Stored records
## Start

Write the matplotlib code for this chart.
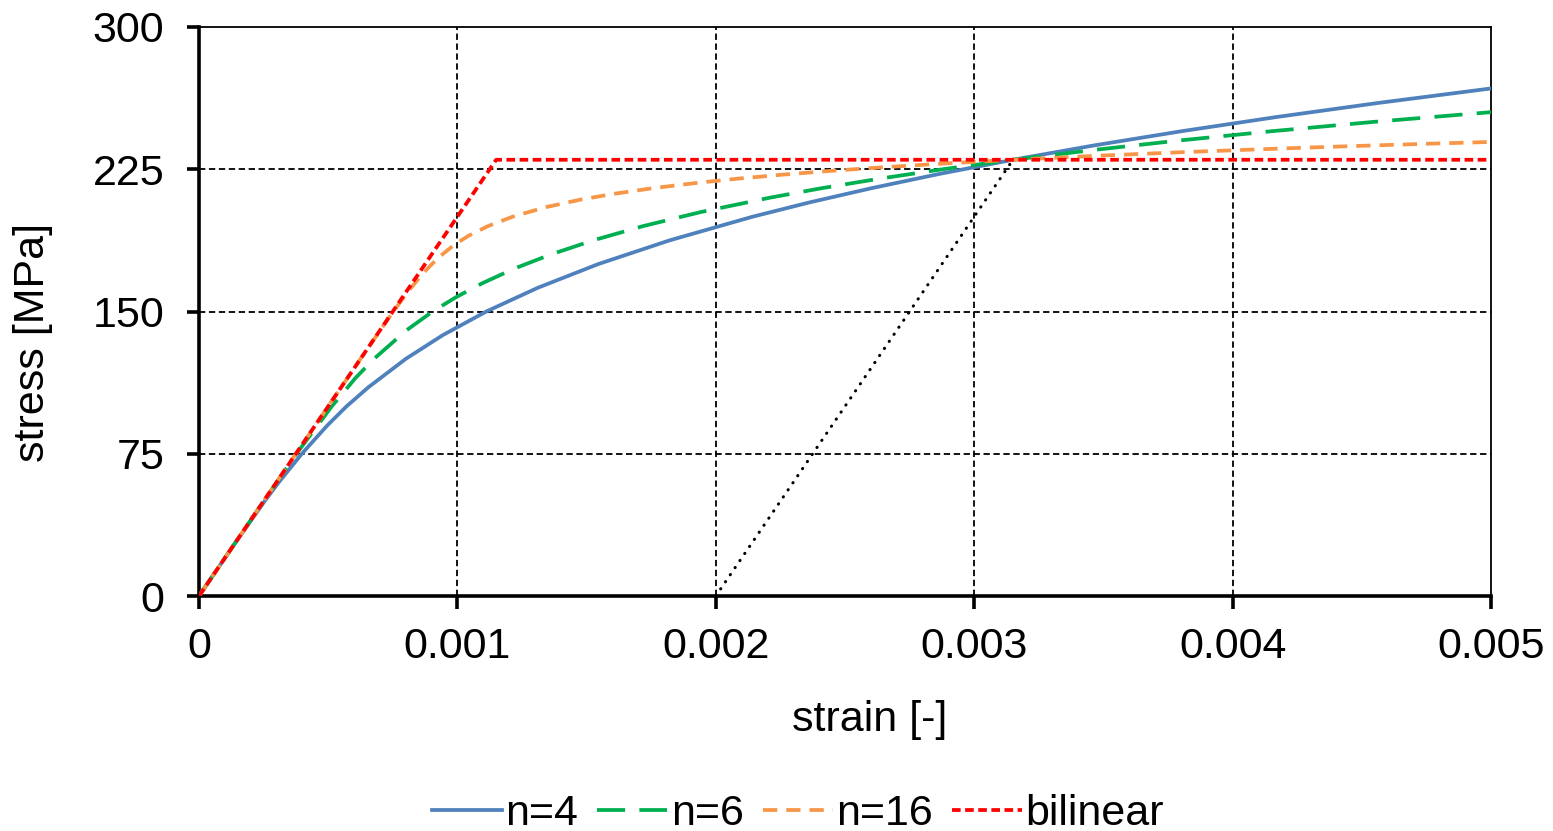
import matplotlib
matplotlib.use("Agg")
import matplotlib.pyplot as plt

plt.rcParams['font.family'] = ['Liberation Sans', 'DejaVu Sans']

# Data (strain [-], stress [MPa])
n4_strain = [0.0, 0.000125, 0.000254, 0.000309, 0.000398, 0.000497, 0.000571, 0.000655,
             0.000800, 0.000943, 0.001112, 0.001311, 0.001545, 0.001821, 0.002143, 0.002362,
             0.002602, 0.002864, 0.003150, 0.003461, 0.003800, 0.004168, 0.004566, 0.005000]
n4_stress = [0, 25, 50, 60, 75, 90, 100, 110,
             125, 137.5, 150, 162.5, 175, 187.5, 200, 207.5,
             215, 222.5, 230, 237.5, 245, 252.5, 260, 267.6]

n6_strain = [0.0, 0.000250, 0.000377, 0.000514, 0.000606, 0.000677, 0.000802, 0.000904,
             0.000994, 0.001098, 0.001218, 0.001360, 0.001525, 0.001718, 0.001944, 0.002209,
             0.002409, 0.002632, 0.002878, 0.003150, 0.003451, 0.003782, 0.004147, 0.004548,
             0.005000]
n6_stress = [0, 50, 75, 100, 115, 125, 140, 150,
             157.5, 165, 172.5, 180, 187.5, 195, 202.5, 210,
             215, 220, 225, 230, 235, 240, 245, 250,
             255.1]

n16_strain = [0.0, 0.000500, 0.000650, 0.000752, 0.000806, 0.000866, 0.000923, 0.000986,
              0.001044, 0.001118, 0.001214, 0.001342, 0.001477, 0.001603, 0.001755, 0.001939,
              0.002082, 0.002245, 0.002430, 0.002641, 0.002879, 0.003150, 0.003457, 0.003805,
              0.004200, 0.004416, 0.004767, 0.005000]
n16_stress = [0, 100, 130, 150, 160, 170, 178, 185,
              190, 195, 200, 205, 209, 212, 215, 218,
              220, 222, 224, 226, 228, 230, 232, 234,
              236, 237, 238.5, 239.4]

bilinear_strain = [0.0, 0.00115, 0.005]
bilinear_stress = [0, 230, 230]

offset_strain = [0.002, 0.00315]
offset_stress = [0, 230]

x_ticks = [0, 0.001, 0.002, 0.003, 0.004, 0.005]
x_ticklabels = ["0", "0.001", "0.002", "0.003", "0.004", "0.005"]
y_ticks = [0, 75, 150, 225, 300]

fig = plt.figure(figsize=(15.53, 8.31), dpi=100)
ax = fig.add_axes([199/1553, 1-596/831, (1491-199)/1553, (596-27)/831])

ax.plot(n4_strain, n4_stress, color='#4F81BD', lw=2.7, solid_joinstyle='round', label='n=4', zorder=3)
ax.plot(n6_strain, n6_stress, color='#00B050', lw=2.7, linestyle=(0, (7.5, 3.8)), label='n=6', zorder=3)
ax.plot(n16_strain, n16_stress, color='#F79646', lw=2.7, linestyle=(0, (3.8, 2.4)), label='n=16', zorder=3)
ax.plot(bilinear_strain, bilinear_stress, color='#FF0000', lw=2.7, linestyle=(0, (2.3, 1.2)), label='bilinear', zorder=4)
ax.plot(offset_strain, offset_stress, color='black', lw=2.2, linestyle=(0, (0.1, 2.7)),
        dash_capstyle='round', zorder=2)

ax.set_xlim(0, 0.005)
ax.set_ylim(0, 300)
ax.set_xticks(x_ticks)
ax.set_xticklabels(x_ticklabels)
ax.set_yticks(y_ticks)

for v in x_ticks[1:-1]:
    ax.axvline(v, color='black', lw=1.3, linestyle=(0, (3.5, 2)), zorder=1)
for v in y_ticks[1:-1]:
    ax.axhline(v, color='black', lw=1.3, linestyle=(0, (3.5, 2)), zorder=1)

for s in ['left', 'bottom']:
    ax.spines[s].set_linewidth(2.6)
for s in ['top', 'right']:
    ax.spines[s].set_linewidth(1.3)
ax.tick_params(axis='both', which='major', length=9, width=2.6, direction='out',
               labelsize=31, top=False, right=False)
ax.tick_params(axis='y', pad=16)
ax.tick_params(axis='x', pad=13)

ax.set_xlabel('strain [-]', fontsize=31)
ax.set_ylabel('stress [MPa]', fontsize=31)
ax.xaxis.set_label_coords((870-199)/1292, (596-720)/569)
ax.yaxis.set_label_coords((33-199)/1292, (596-342)/569)
ax.xaxis.label.set_va('center')
ax.yaxis.label.set_va('center')

leg = fig.legend(loc='lower center', bbox_to_anchor=(798/1553, -0.05), ncol=4, frameon=False,
                 fontsize=31, handlelength=1.62, handletextpad=0.08, columnspacing=0.45)

fig.savefig('out.png', dpi=100)
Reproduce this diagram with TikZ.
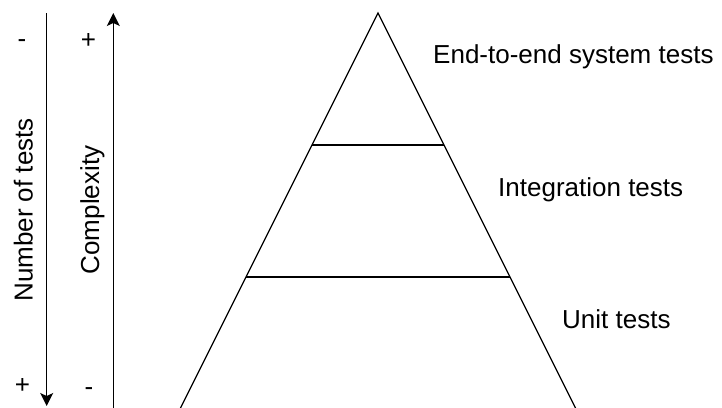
\documentclass[tikz,border=0pt]{standalone}
\usepackage{fontspec}
\setmainfont{Liberation Sans}
\usetikzlibrary{arrows.meta}
\begin{document}
\begin{tikzpicture}[x=1pt,y=-1pt,
  lbl/.style={inner sep=0pt, font=\fontsize{26}{30}\selectfont},
  edge/.style={line width=1.3pt, black},
  axis/.style={line width=1.3pt, -{Stealth[length=13pt,width=13pt,inset=3pt]}}]
\useasboundingbox (0,0) rectangle (722,407);
\clip (0,0) rectangle (722,407);
% pyramid
\coordinate (apex) at (378,13);
\coordinate (bl) at (177,415);
\coordinate (br) at (579,415);
\coordinate (l1) at (312,145);
\coordinate (r1) at (444,145);
\coordinate (l2) at (246,277);
\coordinate (r2) at (510,277);
\draw[edge] (bl) -- (apex) -- (br);
\draw[edge] (l1) -- (r1);
\draw[edge] (l2) -- (r2);
% labels
\node[lbl, anchor=base west] (e2e) at (433,63) {End-to-end system tests};
\node[lbl, anchor=base west] (integ) at (498,196) {Integration tests};
\node[lbl, anchor=base west] (unit) at (562,328) {Unit tests};
% axes
\coordinate (n0) at (46.7,13);
\coordinate (n1) at (46.7,406);
\coordinate (c0) at (113.3,410);
\coordinate (c1) at (113.3,13);
\draw[axis] (n0) -- (n1);
\draw[axis] (c0) -- (c1);
\node[lbl, rotate=90, anchor=base] (num) at (32.5,210) {Number of tests};
\node[lbl, rotate=90, anchor=base] (cpx) at (99,210) {Complexity};
\node[lbl, anchor=base] (m1) at (22,47) {-};
\node[lbl, anchor=base] (p1) at (88.5,48) {+};
\node[lbl, anchor=base] (p2) at (22.5,393) {+};
\node[lbl, anchor=base] (m2) at (89,395) {-};
\end{tikzpicture}
\end{document}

## End

WHAT IS EXPECTED
Take the line that contains "Reproduce this diagram with TikZ." and all lines after it to the end of the material above, and copy them verbatim without any images.

SOLUTION TO THIS PROBLEM
Reproduce this diagram with TikZ.
\documentclass[tikz,border=0pt]{standalone}
\usepackage{fontspec}
\setmainfont{Liberation Sans}
\usetikzlibrary{arrows.meta}
\begin{document}
\begin{tikzpicture}[x=1pt,y=-1pt,
  lbl/.style={inner sep=0pt, font=\fontsize{26}{30}\selectfont},
  edge/.style={line width=1.3pt, black},
  axis/.style={line width=1.3pt, -{Stealth[length=13pt,width=13pt,inset=3pt]}}]
\useasboundingbox (0,0) rectangle (722,407);
\clip (0,0) rectangle (722,407);
% pyramid
\coordinate (apex) at (378,13);
\coordinate (bl) at (177,415);
\coordinate (br) at (579,415);
\coordinate (l1) at (312,145);
\coordinate (r1) at (444,145);
\coordinate (l2) at (246,277);
\coordinate (r2) at (510,277);
\draw[edge] (bl) -- (apex) -- (br);
\draw[edge] (l1) -- (r1);
\draw[edge] (l2) -- (r2);
% labels
\node[lbl, anchor=base west] (e2e) at (433,63) {End-to-end system tests};
\node[lbl, anchor=base west] (integ) at (498,196) {Integration tests};
\node[lbl, anchor=base west] (unit) at (562,328) {Unit tests};
% axes
\coordinate (n0) at (46.7,13);
\coordinate (n1) at (46.7,406);
\coordinate (c0) at (113.3,410);
\coordinate (c1) at (113.3,13);
\draw[axis] (n0) -- (n1);
\draw[axis] (c0) -- (c1);
\node[lbl, rotate=90, anchor=base] (num) at (32.5,210) {Number of tests};
\node[lbl, rotate=90, anchor=base] (cpx) at (99,210) {Complexity};
\node[lbl, anchor=base] (m1) at (22,47) {-};
\node[lbl, anchor=base] (p1) at (88.5,48) {+};
\node[lbl, anchor=base] (p2) at (22.5,393) {+};
\node[lbl, anchor=base] (m2) at (89,395) {-};
\end{tikzpicture}
\end{document}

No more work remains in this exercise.